Es kommen in diesem Heft aber auch andere Stimmen, und vor allem junge Menschen endlich einmal selbst zu Wort. Das war auch das Anliegen der Chefredakteurin Marta S. Halpert: „ So oft wie nie zuvor wird heute über Jugendliche geurteilt: Man analysiert, verdammt oder idealisiert sie. Selbstbezogene Klischees werden ausgepackt, persönlich befragt werden sie eher selten. Das Jüdische Echo gibt ihnen eine Stimme…“

Und diese Stimmen sammeln sich dann auch lebhaft und kontrovers zwischen den schönen, von Cristóbal Schmal gestalteten Buchdeckeln. So lässt Reinhard Engel zwei Absolventen der Lauder Business School zu Wort kommen, während Miguel Szymanski junge Menschen in Spanien und Portugal mit ihren ganz eigenen Sorgen und Nöten portraitiert. Den Problemen dieser „verlorenen Generation“ (Otmar Lahodynsky) in Europa, die so massiv von Arbeitslosigkeit und Perspektivlosigkeit geprägt ist, wie kaum eine Generation zuvor, widmen sich viele weitere Beiträge, die vom Alltag der Generation Praktikum ebenso zu berichten wissen, wie vom vorsichtigen Optimismus in Südamerika, wo es neuerdings einige junge Europäer hinzieht. Insbesondere in Uruguay stranden viele. Julieta Rudich erzählt von vier jungen Menschen, darunter Nadia Cederbaum. Die Tochter jüdischer Einwanderer sagt von sich selbst: „Ich fühlte mich als Kind noch als uruguayische Jüdin, heute eher als jüdische Uruguayerin“.

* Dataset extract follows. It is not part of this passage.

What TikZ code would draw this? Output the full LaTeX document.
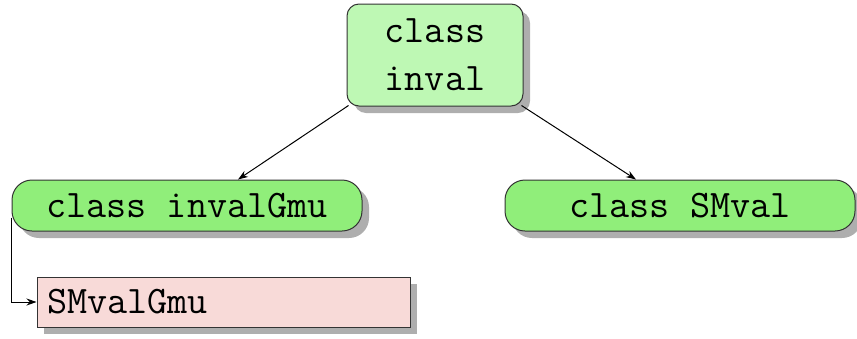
\documentclass[tikz,border=0pt]{standalone}
\usetikzlibrary{shadows,arrows.meta}
\definecolor{topgreen}{RGB}{190,248,180}
\definecolor{midgreen}{RGB}{144,238,122}
\definecolor{pinkbox}{RGB}{248,218,216}
\tikzset{
  base/.style={draw=black!80, line width=1pt, font=\ttfamily\fontsize{39}{48}\selectfont,
    drop shadow={shadow xshift=7pt, shadow yshift=-7pt, fill=black!45, opacity=0.7}},
  topbox/.style={base, fill=topgreen, rounded corners=12pt, minimum width=176pt, minimum height=102pt, align=center, inner sep=0pt},
  classbox/.style={base, fill=midgreen, rounded corners=20pt, minimum width=350pt, minimum height=51pt, inner sep=0pt},
  objbox/.style={base, fill=pinkbox, minimum width=373pt, minimum height=50pt, inner sep=0pt, text width=353pt, align=left},
  conn/.style={line width=1pt, -{Stealth[length=10pt,width=7pt]}}
}
\begin{document}
\begin{tikzpicture}[x=1pt,y=1pt]
\useasboundingbox (0,0) rectangle (857,-338);
\node[topbox] (top) at (435,-55) {class\\inval};
\node[classbox] (left) at (187,-205.5) {class invalGmu};
\node[classbox] (right) at (680,-205.5) {class SMval};
\node[objbox] (obj) at (223.5,-302) {SMvalGmu};
\draw[conn] ([xshift=2pt,yshift=1pt]top.south west) -- ([xshift=51pt]left.north);
\draw[conn] ([xshift=-2pt,yshift=1pt]top.south east) -- ([xshift=-44pt]right.north);
\coordinate (lstart) at ([yshift=-12pt]left.west);
\draw[conn] (lstart) |- (obj.west);
\end{tikzpicture}
\end{document}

Ganz anders geht es da oft Jugendlichen mit Migrationshintergrund in Deutschland oder Österreich. Münire Inam hat mit ihnen gesprochen. So erfahren wir beispielsweise von Timur: „In Tirol war Timur „der Türke“. In Wien ist der „der Tiroler“, und in der Türkei sehen ihn die Leute als „Almanci“- den Deutschländer…. In der Volksschule war er ein „Bilderbuchausländer“, wie ihn die Politik nicht hätte besser erfinden können. „Ich wollte dazugehören, war ein Streber und der Liebling aller Lehrer“. Weil er nicht am katholischen Religionsunterricht teilnahm, musste er zum Deutschförderkurs. „Das war furchtbar, ich wollte nicht in diese Gruppe gehören.“ In türkischen Kreisen war Timur damals Außenseiter- auch weil sein Vater als „Kommunist“ verleumdet wurde. Die Wende kommt, als sich Timur und seine beste Freundin 13-jährig ineinander verlieben. „Ihre Eltern waren strikt dagegen. Als Freund war ich nicht mehr gut genug. Da hab ich gemerkt: Ich bin anders.“

Das Gefühl des Nichtdazugehörens und der Ausgrenzung kennen auch viele jüdische Jugendliche in Deutschland. Sandra Anusiewicz-Baer portraitiert vier von ihnen und lässt sie auch selbst zu Wort kommen. So resümiert die zwanzigjährige Studentin Faina Lyubarskaya, die mit neun Jahren nach Deutschland kam: „Ich bin geduldig und habe Verständnis für andere. Ich weiß, wie es ist, wenn man nicht sprechen kann. Ich weiß aber auch aufgrund meines Werdegangs, dass man für sich selbst kämpfen muss, dass man es selber machen muss!“

Diesen Willen etwas zu erreichen und für etwas zu kämpfen zeichnet viele junge Menschen aus. Sie haben das Leben noch vor sich und wollen aktiv ihre Zukunft mitgestalten. Das gilt auch und vor allem für Israel. Vier Beiträge widmen sich den aktuellen Sorgen und Hoffnungen von jungen Israelis. Manfred Gerstenfeld beschreibt, was die israelische Gesellschaft jungen Juden abverlangt, Sabine Brandes erzählt von der Abwanderung junger Akademiker aus Israel und Daniela Segenreich-Horsky beschreibt die alltäglichen Probleme von jungen Israelis in Ausbildung, Armee und im Job. Andrea Livnat lässt wieder junge Israelis selbst zu Wort kommen. Sie erzählt von Nimrod und Schachar und deren Aktivitäten während der großen Massendemonstrationen im letzten Sommer und macht dabei klar: „ Es sind eben nicht nur die Probleme eines verwöhnten Mittelstands, der versnobten Tel Aviver, die den ganzen Tag im Café sitzen, wie der Protestbewegung gelegentlich vorgeworfen wird. Das Leben im Ballungsraum Tel Aviv ist unglaublich teuer…“, und deshalb muss sich eine junge Frau wie Schachar mit sechs verschiedenen Jobs gleichzeitig über die Runden bringen.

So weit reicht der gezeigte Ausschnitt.